Refining flexibility, not crude availability, is the pinch point. Global conversion units are already working near practical limits, and reliability is uneven. The recurring issues at Dangote’s RFCC underline how thin that cushion can be. With winter approaching and diesel stocks still lean versus longer-term seasonal norms, the system has little room to absorb fresh shocks. When geopolitical risk collides with tight conversion capacity, product cracks do not need a demand surge to lift; they only need another outage.

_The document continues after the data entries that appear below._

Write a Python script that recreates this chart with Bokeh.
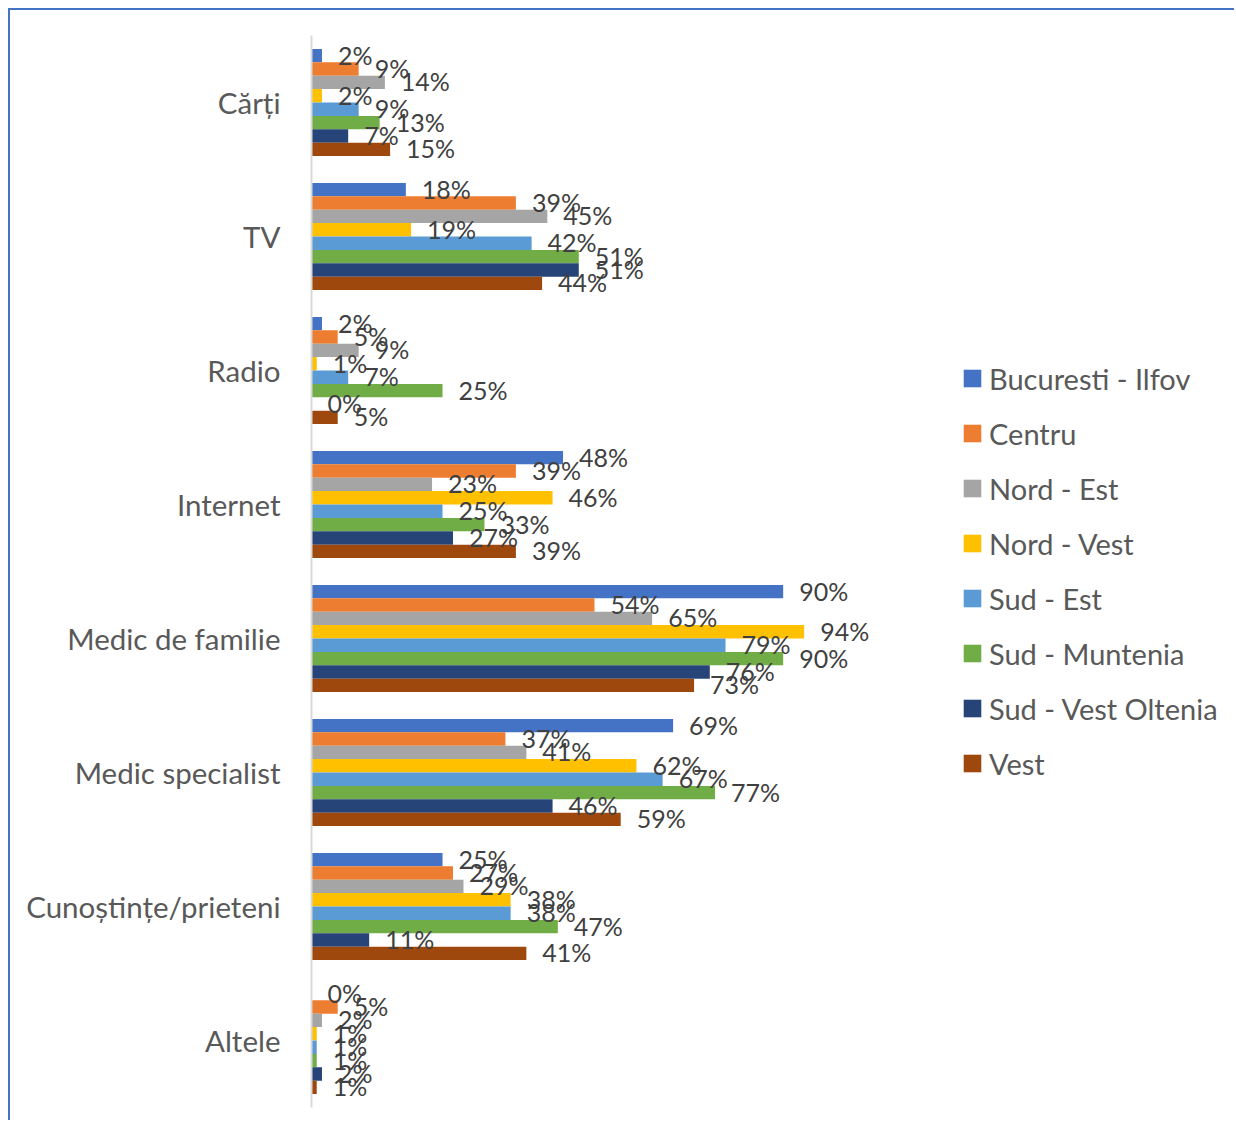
from bokeh.plotting import figure
from bokeh.models import ColumnDataSource, FactorRange, Legend, LegendItem
from bokeh.transform import dodge
from bokeh.core.properties import value
from bokeh.embed import file_html
from bokeh.resources import INLINE

categories = ["Cărți", "TV", "Radio", "Internet", "Medic de familie",
              "Medic specialist", "Cunoștințe/prieteni", "Altele"]
series_names = ["Bucuresti - Ilfov", "Centru", "Nord - Est", "Nord - Vest",
                "Sud - Est", "Sud - Muntenia", "Sud - Vest Oltenia", "Vest"]
colors = ["#4472C4", "#ED7D31", "#A5A5A5", "#FFC000",
          "#5B9BD5", "#70AD47", "#264478", "#9E480E"]

bucuresti_ilfov = [2, 18, 2, 48, 90, 69, 25, 0]
centru = [9, 39, 5, 39, 54, 37, 27, 5]
nord_est = [14, 45, 9, 23, 65, 41, 29, 2]
nord_vest = [2, 19, 1, 46, 94, 62, 38, 1]
sud_est = [9, 42, 7, 25, 79, 67, 38, 1]
sud_muntenia = [13, 51, 25, 33, 90, 77, 47, 1]
sud_vest_oltenia = [7, 51, 0, 27, 76, 46, 11, 2]
vest = [15, 44, 5, 39, 73, 59, 41, 1]

series_values = [bucuresti_ilfov, centru, nord_est, nord_vest,
                 sud_est, sud_muntenia, sud_vest_oltenia, vest]

FONT = "Lato"

p = figure(
    width=1226, height=1112,
    y_range=FactorRange(factors=list(reversed(categories))),
    x_range=(0, 176.5),
    x_axis_location=None,
    output_backend="svg", toolbar_location=None,
    min_border_left=301, min_border_top=25, min_border_bottom=15, min_border_right=0,
)
p.styles = {"border-left": "2px solid #4472C4", "border-top": "2px solid #4472C4",
            "margin-left": "8px", "margin-top": "8px"}
p.outline_line_color = None
p.xgrid.visible = False
p.ygrid.visible = False

bar_h = 0.1
legend_items = []
sources = []
for i, (name, vals, col) in enumerate(zip(series_names, series_values, colors)):
    off = 0.35 - 0.1 * i
    src = ColumnDataSource(dict(cat=categories, val=vals,
                                lab=[f"{v}%" for v in vals]))
    sources.append((off, src))
    r = p.hbar(y=dodge("cat", off, range=p.y_range), left=0, right="val",
               height=bar_h, source=src, fill_color=col, line_color=None)
    legend_items.append(LegendItem(label=name, renderers=[r]))

for off, src in sources:
    p.text(x="val", y=dodge("cat", off, range=p.y_range), text="lab", source=src,
           x_offset=16, y_offset=-1, text_align="left", text_baseline="middle",
           text_font=value(FONT), text_font_size="25px", text_color="#404040")

yax = p.yaxis[0]
yax.axis_line_color = "#D9D9D9"
yax.axis_line_width = 2
yax.major_tick_line_color = None
yax.minor_tick_line_color = None
yax.major_tick_out = 0
yax.major_label_standoff = 31
yax.major_label_text_font = FONT
yax.major_label_text_font_size = "29.5px"
yax.major_label_text_color = "#595959"

legend = Legend(items=legend_items, location=(650, 326))
legend.label_text_font = FONT
legend.label_text_font_size = "29px"
legend.label_text_color = "#595959"
legend.glyph_width = 22
legend.glyph_height = 22
legend.label_standoff = 6
legend.label_height = 36
legend.spacing = 19
legend.padding = 0
legend.margin = 0
legend.border_line_color = None
legend.background_fill_alpha = 0
p.add_layout(legend)

open("out.html", "w").write(file_html(p, INLINE))
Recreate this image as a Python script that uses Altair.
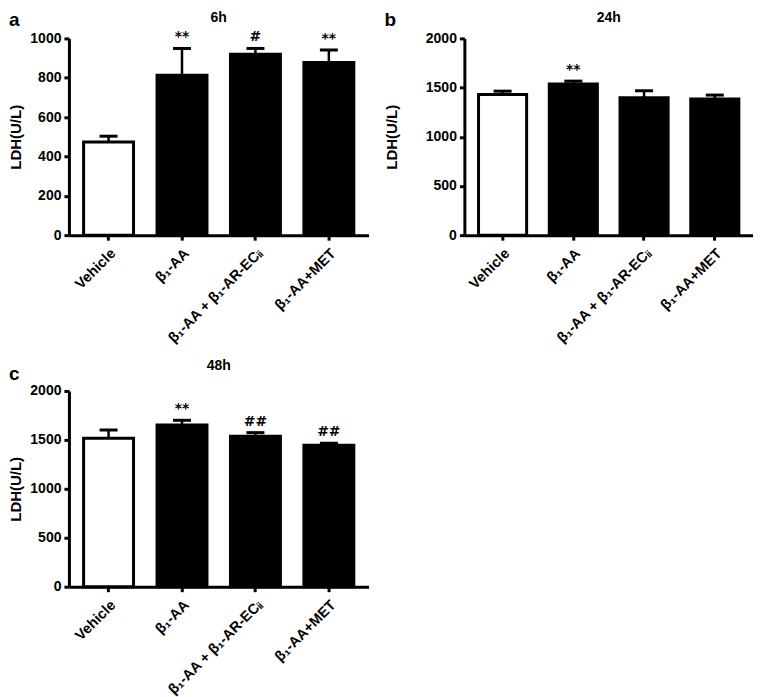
import altair as alt
import pandas as pd

categories = ["Vehicle", "β₁-AA", "β₁-AA + β₁-AR-ECᵢᵢ", "β₁-AA+MET"]
fills = ["white", "black", "black", "black"]

panel_letters = ["a", "b", "c"]
panel_titles = ["6h", "24h", "48h"]

means_6h = [474, 813, 919, 878]
errtop_6h = [503, 949, 949, 941]
marks_6h = ["", "**", "#", "**"]

means_24h = [1431, 1536, 1397, 1383]
errtop_24h = [1464, 1566, 1468, 1424]
marks_24h = ["", "**", "", ""]

means_48h = [1516, 1652, 1537, 1445]
errtop_48h = [1601, 1700, 1574, 1465]
marks_48h = ["", "**", "##", "##"]

FONT = "Liberation Sans"


def panel(letter, title, means, errtop, marks, ymax, step, width, height,
          title_pad, letter_x, letter_y, title_y):
    df = pd.DataFrame({
        "cat": categories,
        "mean": means,
        "err": errtop,
        "mark": marks,
        "fill": fills,
    })
    x = alt.X("cat:N", sort=categories, title=None,
              scale=alt.Scale(paddingInner=0.32, paddingOuter=0.2),
              axis=alt.Axis(labelAngle=-45, labelFontSize=14.5, labelPadding=6,
                            labelBaseline="top", labelAlign="right",
                            tickSize=5, labelLimit=300))
    yscale = alt.Scale(domain=[0, ymax], nice=False)
    yaxis = alt.Axis(values=list(range(0, ymax + 1, step)), tickSize=5,
                     labelPadding=3, titlePadding=title_pad, title="LDH(U/L)",
                     format="d", labelOverlap=False)
    base = alt.Chart(df)
    rule = base.mark_rule(color="black", strokeWidth=2.5).encode(
        x=x, y=alt.Y("mean:Q", scale=yscale, axis=yaxis), y2="err:Q")
    cap = base.mark_tick(color="black", size=18, thickness=3, opacity=1).encode(
        x=x, y=alt.Y("err:Q", scale=yscale, axis=yaxis))
    bars = base.mark_bar(stroke="black", strokeWidth=3).encode(
        x=x, y=alt.Y("mean:Q", scale=yscale, axis=yaxis),
        fill=alt.Fill("fill:N", scale=None))
    txt = base.mark_text(font="DejaVu Sans", fontWeight="bold", fontSize=14,
                         baseline="bottom", dy=-4, color="black").encode(
        x=x, y=alt.Y("err:Q", scale=yscale, axis=yaxis), text="mark:N")
    lab = alt.Chart(pd.DataFrame({"t": [letter]})).mark_text(
        font=FONT, fontWeight="bold", fontSize=19, align="left",
        baseline="top", color="black").encode(
        text="t:N", x=alt.value(letter_x), y=alt.value(letter_y))
    ttl = alt.Chart(pd.DataFrame({"t": [title]})).mark_text(
        font=FONT, fontWeight="bold", fontSize=14, align="center",
        baseline="top", color="black").encode(
        text="t:N", x=alt.value(width / 2), y=alt.value(title_y))
    return alt.layer(rule, cap, bars, txt, lab, ttl).properties(
        width=width, height=height)


pa = panel(panel_letters[0], panel_titles[0], means_6h, errtop_6h, marks_6h,
           1000, 200, 300, 197, 6, -60, -27, -27)
pb = panel(panel_letters[1], panel_titles[1], means_24h, errtop_24h, marks_24h,
           2000, 500, 289, 197, 26, -80, -27, -27)
pc = panel(panel_letters[2], panel_titles[2], means_48h, errtop_48h, marks_48h,
           2000, 500, 300, 196, 6, -60, -26, -32)

top = alt.hconcat(pa, pb, spacing=15)
chart = alt.vconcat(top, pc, spacing=13).properties(
    padding={"top": 3, "left": 0, "right": 0, "bottom": 0}).configure_view(
    stroke=None).configure_axis(
    domainColor="black", domainWidth=3, tickColor="black", tickWidth=3,
    labelFont=FONT, labelFontWeight="bold", labelFontSize=14, labelColor="black",
    titleFont=FONT, titleFontWeight="bold", titleFontSize=15, titleColor="black",
    grid=False)

chart.save("out.html", embed_options={"renderer": "svg", "actions": False})
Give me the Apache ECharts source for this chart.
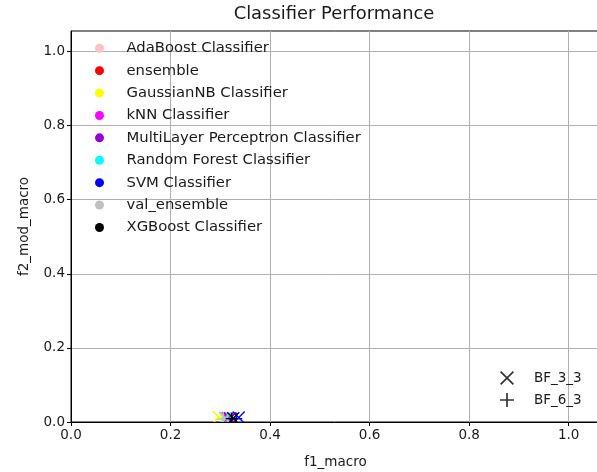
<!DOCTYPE html>
<html>
<head>
<meta charset="utf-8">
<script src="https://cdn.jsdelivr.net/npm/echarts@6/dist/echarts.min.js"></script>
<style>
html, body { margin: 0; padding: 0; background: #fff; }
#chart { width: 597px; height: 472px; }
</style>
</head>
<body>
<div id="chart"></div>
<script>
var classifiers = ['AdaBoost Classifier', 'ensemble', 'GaussianNB Classifier', 'kNN Classifier',
	'MultiLayer Perceptron Classifier', 'Random Forest Classifier', 'SVM Classifier',
	'val_ensemble', 'XGBoost Classifier'];
var colors = ['#ffc0cb', '#ff0000', '#ffff00', '#ff00ff', '#9400d3', '#00ffff', '#0000ff', '#c0c0c0', '#000000'];
var markers = ['BF_3_3', 'BF_6_3'];

// f1_macro / f2_mod_macro for each classifier, one array per feature set
var bf33F1 = [0.312, 0.318, 0.297, 0.315, 0.320, 0.310, 0.337, 0.311, 0.326];
var bf33F2 = [0.010, 0.009, 0.013, 0.010, 0.010, 0.011, 0.012, 0.009, 0.010];
var bf63F1 = [0.309, 0.322, 0.302, 0.320, 0.316, 0.314, 0.332, 0.306, 0.323];
var bf63F2 = [0.009, 0.008, 0.010, 0.009, 0.009, 0.010, 0.009, 0.008, 0.009];

var xTicks = [0, 0.2, 0.4, 0.6, 0.8, 1.0];
var yTicks = [0, 0.2, 0.4, 0.6, 0.8, 1.0];

var crossPath = 'path://M0,0.85L0.85,0L5,4.15L9.15,0L10,0.85L5.85,5L10,9.15L9.15,10L5,5.85L0.85,10L0,9.15L4.15,5Z';
var plusPath = 'path://M4.4,0H5.6V4.4H10V5.6H5.6V10H4.4V5.6H0V4.4H4.4Z';

function tickFmt(ticks) {
	return function(v) {
		for (var i = 0; i < ticks.length; i++) {
			if (Math.abs(ticks[i] - v) < 1e-6) return v.toFixed(1);
		}
		return '';
	};
}

// x / + markers, clipped at the axes like matplotlib
function renderMarker(params, api) {
	var p = api.coord([api.value(0), api.value(1)]);
	var r = 6;
	var color = api.visual('color');
	var style = { stroke: color, lineWidth: 1.4 };
	var lines;
	if (api.value(2) === 0) {
		lines = [[p[0] - r, p[1] - r, p[0] + r, p[1] + r], [p[0] - r, p[1] + r, p[0] + r, p[1] - r]];
	} else {
		lines = [[p[0] - r, p[1], p[0] + r, p[1]], [p[0], p[1] - r, p[0], p[1] + r]];
	}
	return {
		type : 'group',
		children : lines.map(function(l) {
			return { type : 'line', shape : { x1 : l[0], y1 : l[1], x2 : l[2], y2 : l[3] }, style : style };
		})
	};
}

var series = classifiers.map(function(name, i) {
	return {
		name : name,
		type : 'custom',
		clip : true,
		itemStyle : { color : colors[i] },
		encode : { x : 0, y : 1 },
		renderItem : renderMarker,
		data : [ [ bf33F1[i], bf33F2[i], 0 ], [ bf63F1[i], bf63F2[i], 1 ] ]
	};
});
markers.forEach(function(name) {
	series.push({ name : name, type : 'scatter', itemStyle : { color : '#000' }, data : [] });
});

var textColor = '#1a1a1a';
var font = 'DejaVu Sans';

var myChart = echarts.init(document.getElementById('chart'));
var option = {
	animation : false,
	backgroundColor : '#fff',
	title : {
		text : 'Classifier Performance',
		left : 329,
		top : 0,
		textAlign : 'center',
		textStyle : { fontFamily : font, fontSize : 17.9, fontWeight : 'normal', color : textColor }
	},
	grid : {
		left : 71, top : 31, right : -3, bottom : 50,
		outerBoundsMode : 'none',
		containLabel : false,
		show : true, borderColor : '#000', borderWidth : 1, backgroundColor : 'transparent'
	},
	legend : [ {
		orient : 'vertical',
		left : 90,
		top : 34.5,
		itemWidth : 44,
		itemHeight : 9,
		itemGap : 4.9,
		selectedMode : false,
		textStyle : { fontFamily : font, fontSize : 14.8, color : textColor, lineHeight : 17.5 },
		data : classifiers.map(function(n) { return { name : n, icon : 'circle' }; })
	}, {
		orient : 'vertical',
		left : 495,
		top : 365,
		itemWidth : 44,
		itemHeight : 14,
		itemGap : 6,
		selectedMode : false,
		textStyle : { fontFamily : font, fontSize : 13.5, color : textColor, lineHeight : 16 },
		data : [ { name : markers[0], icon : crossPath }, { name : markers[1], icon : plusPath } ]
	} ],
	xAxis : {
		type : 'value',
		min : 0,
		max : 1.063,
		interval : 0.2,
		name : 'f1_macro',
		nameLocation : 'middle',
		nameGap : 33,
		nameTextStyle : { fontFamily : font, fontSize : 13.5, color : textColor },
		axisLine : { show : true, lineStyle : { color : '#000', width : 1 } },
		axisTick : { show : true, length : 4, customValues : xTicks, lineStyle : { color : '#000' } },
		axisLabel : { fontFamily : font, fontSize : 13.5, color : textColor, margin : 6, customValues : xTicks, formatter : tickFmt(xTicks) },
		splitLine : { show : true, lineStyle : { color : '#b0b0b0', width : 1 } }
	},
	yAxis : {
		type : 'value',
		min : 0,
		max : 1.055,
		interval : 0.2,
		name : 'f2_mod_macro',
		nameLocation : 'middle',
		nameGap : 40,
		nameTextStyle : { fontFamily : font, fontSize : 13.5, color : textColor },
		axisLine : { show : true, lineStyle : { color : '#000', width : 1 } },
		axisTick : { show : true, length : 4, customValues : yTicks, lineStyle : { color : '#000' } },
		axisLabel : { fontFamily : font, fontSize : 13.5, color : textColor, margin : 6, customValues : yTicks, formatter : tickFmt(yTicks) },
		splitLine : { show : true, lineStyle : { color : '#b0b0b0', width : 1 } }
	},
	series : series
};
myChart.setOption(option);
</script>
</body>
</html>
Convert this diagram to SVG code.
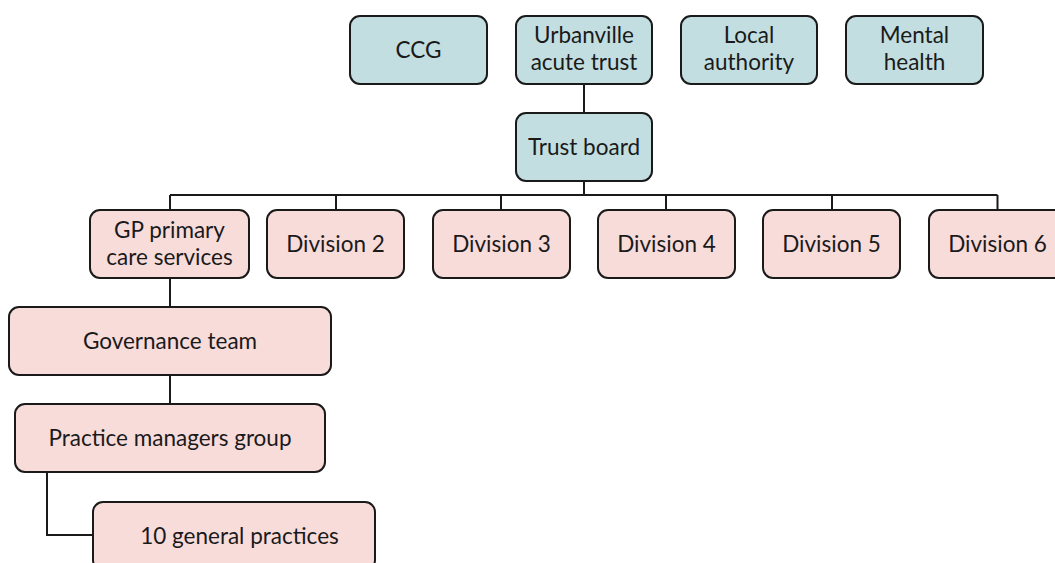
<svg xmlns="http://www.w3.org/2000/svg" width="1055" height="563" viewBox="0 0 1055 563">
  <style>
    .box { stroke: #1a1a1a; stroke-width: 2; }
    .org { fill: #c2dee0; }
    .unit { fill: #f8dcda; }
    .lbl { font-family: Lato, "Liberation Sans", sans-serif; font-size: 22.5px; fill: #1a1a1a; text-anchor: middle; }
    .wire { fill: none; stroke: #1a1a1a; stroke-width: 2; }
  </style>
  <rect width="1055" height="563" fill="#ffffff"/>

  <!-- connectors -->
  <g id="connectors" class="wire">
    <path d="M584 84V113"/>
    <path d="M584 181V195"/>
    <path d="M170 195H997.5"/>
    <path d="M170 195V210M336 195V210M501 195V210M666 195V210M832 195V210M997.5 195V210"/>
    <path d="M170 278V307"/>
    <path d="M170 375V404"/>
    <path d="M47 472V535H93"/>
  </g>

  <!-- partner organisations -->
  <g id="ccg">
    <rect class="box org" x="350" y="16" width="137" height="68" rx="10"/>
    <text class="lbl" x="418.5" y="58">CCG</text>
  </g>
  <g id="urbanville-acute-trust">
    <rect class="box org" x="516" y="16" width="136" height="68" rx="10"/>
    <text class="lbl" x="584" y="43">Urbanville</text>
    <text class="lbl" x="584" y="70">acute trust</text>
  </g>
  <g id="local-authority">
    <rect class="box org" x="681" y="16" width="136" height="68" rx="10"/>
    <text class="lbl" x="749" y="43">Local</text>
    <text class="lbl" x="749" y="70">authority</text>
  </g>
  <g id="mental-health">
    <rect class="box org" x="846" y="16" width="137" height="68" rx="10"/>
    <text class="lbl" x="914.5" y="43">Mental</text>
    <text class="lbl" x="914.5" y="70">health</text>
  </g>
  <g id="trust-board">
    <rect class="box org" x="516" y="113" width="136" height="68" rx="10"/>
    <text class="lbl" x="584" y="155">Trust board</text>
  </g>

  <!-- divisions -->
  <g id="gp-primary-care">
    <rect class="box unit" x="90" y="210" width="159" height="68" rx="10"/>
    <text class="lbl" x="169.5" y="238">GP primary</text>
    <text class="lbl" x="169.5" y="265">care services</text>
  </g>
  <g id="division-2">
    <rect class="box unit" x="267" y="210" width="137" height="68" rx="10"/>
    <text class="lbl" x="335.5" y="252">Division 2</text>
  </g>
  <g id="division-3">
    <rect class="box unit" x="433" y="210" width="137" height="68" rx="10"/>
    <text class="lbl" x="501.5" y="252">Division 3</text>
  </g>
  <g id="division-4">
    <rect class="box unit" x="598" y="210" width="137" height="68" rx="10"/>
    <text class="lbl" x="666.5" y="252">Division 4</text>
  </g>
  <g id="division-5">
    <rect class="box unit" x="763" y="210" width="137" height="68" rx="10"/>
    <text class="lbl" x="831.5" y="252">Division 5</text>
  </g>
  <g id="division-6">
    <rect class="box unit" x="929" y="210" width="137" height="68" rx="10"/>
    <text class="lbl" x="997.5" y="252">Division 6</text>
  </g>

  <!-- primary care chain -->
  <g id="governance-team">
    <rect class="box unit" x="9" y="307" width="322" height="68" rx="10"/>
    <text class="lbl" x="170" y="349">Governance team</text>
  </g>
  <g id="practice-managers-group">
    <rect class="box unit" x="15" y="404" width="310" height="68" rx="10"/>
    <text class="lbl" x="170" y="446">Practice managers group</text>
  </g>
  <g id="general-practices">
    <rect class="box unit" x="93" y="502" width="282" height="68" rx="10"/>
    <text class="lbl" x="239.5" y="544">10 general practices</text>
  </g>
</svg>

Paper vs physical will not diverge forever

The present disconnect cannot persist indefinitely. North Sea physical weakness sits uneasily beside backwardated Brent spreads. Freight has clearly amplified paper moves, VLCC strength and shifting arbitrages have distorted regional clearing prices, and the dated vs futures plumbing can magnify stress in short bursts. Over time, either physical premiums should rebuild as risk materialises in prompt barrels, or paper structure should cool if the feared losses fail to curtail flows. Positioning around that reconciliation demands humility and disciplined risk limits. Meanwhile, global crude exports are averaging at multi-year highs and oil is building up on water. The market sees this and knows we are headed into a better-supplied period in Q4. The question is of timing and how to manage geopolitical risk in the paper market.

What to watch next

Three markers will frame the next leg. First, the durability of Russian product exports after repeated refinery hits will determine whether today’s risk premia harden into shortages. Second, the pace and stability of refinery restarts through global turnarounds will signal whether conversion capacity can keep up with winter demand. Third, the behaviour of WTI–Brent and North Sea FOB premiums will reveal whether physical barrels validate paper strength or force a rethink.